Continuation Byte Appearing First

A byte beginning with 10 cannot start a new UTF-8 character. This is a common bug source because continuation bytes are only legal after a valid leading byte.

For example:

[145]

Binary:

10010001

The implementation correctly rejects this because when remaining_bytes == 0, the byte does not match any valid leading-byte pattern.

Incomplete Multi-Byte Character

A multi-byte character may begin correctly but end before all continuation bytes appear.

For example:

[240, 162, 138]

The first byte indicates a 4-byte character, meaning three continuation bytes are required. Only two continuation bytes follow.

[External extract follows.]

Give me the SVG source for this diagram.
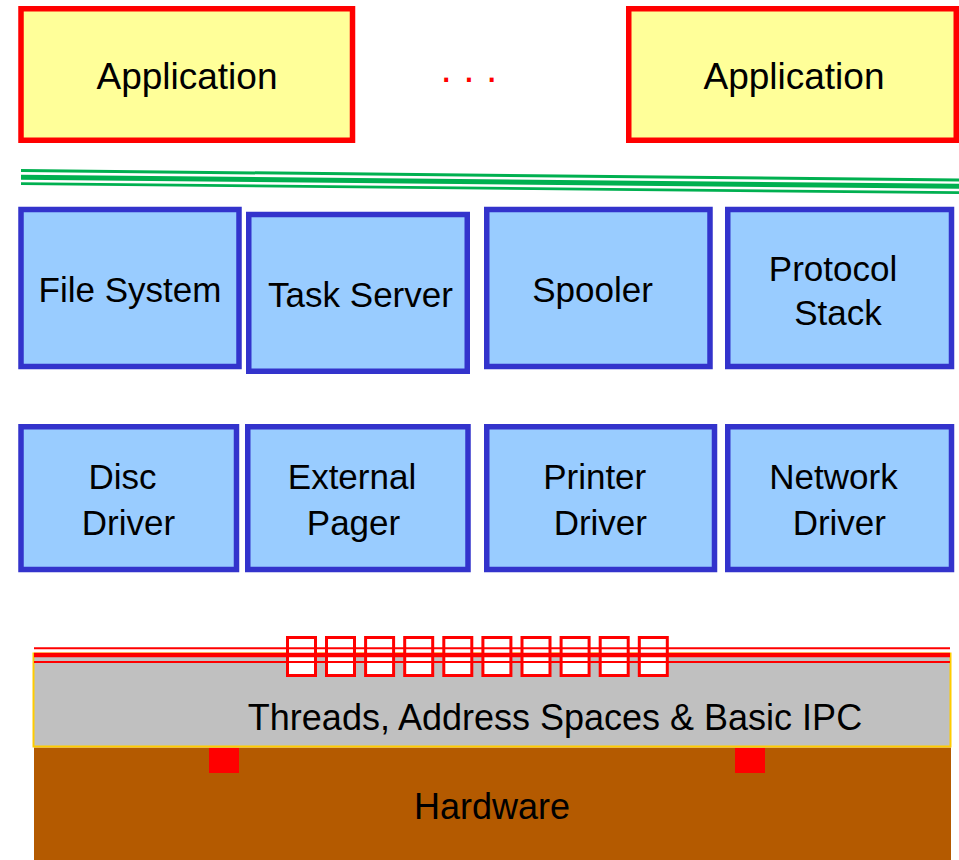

The implementation handles this by checking whether remaining_bytes == 0 after processing the entire array.

Invalid Continuation Byte

A continuation byte must always start with 10.

For example:

[226, 130, 1]

The last byte begins with 00 instead of 10.

This edge case is important because a naive implementation might only count bytes without validating the continuation-byte prefix. The algorithm explicitly checks (byte >> 6) == 0b10, ensuring correctness.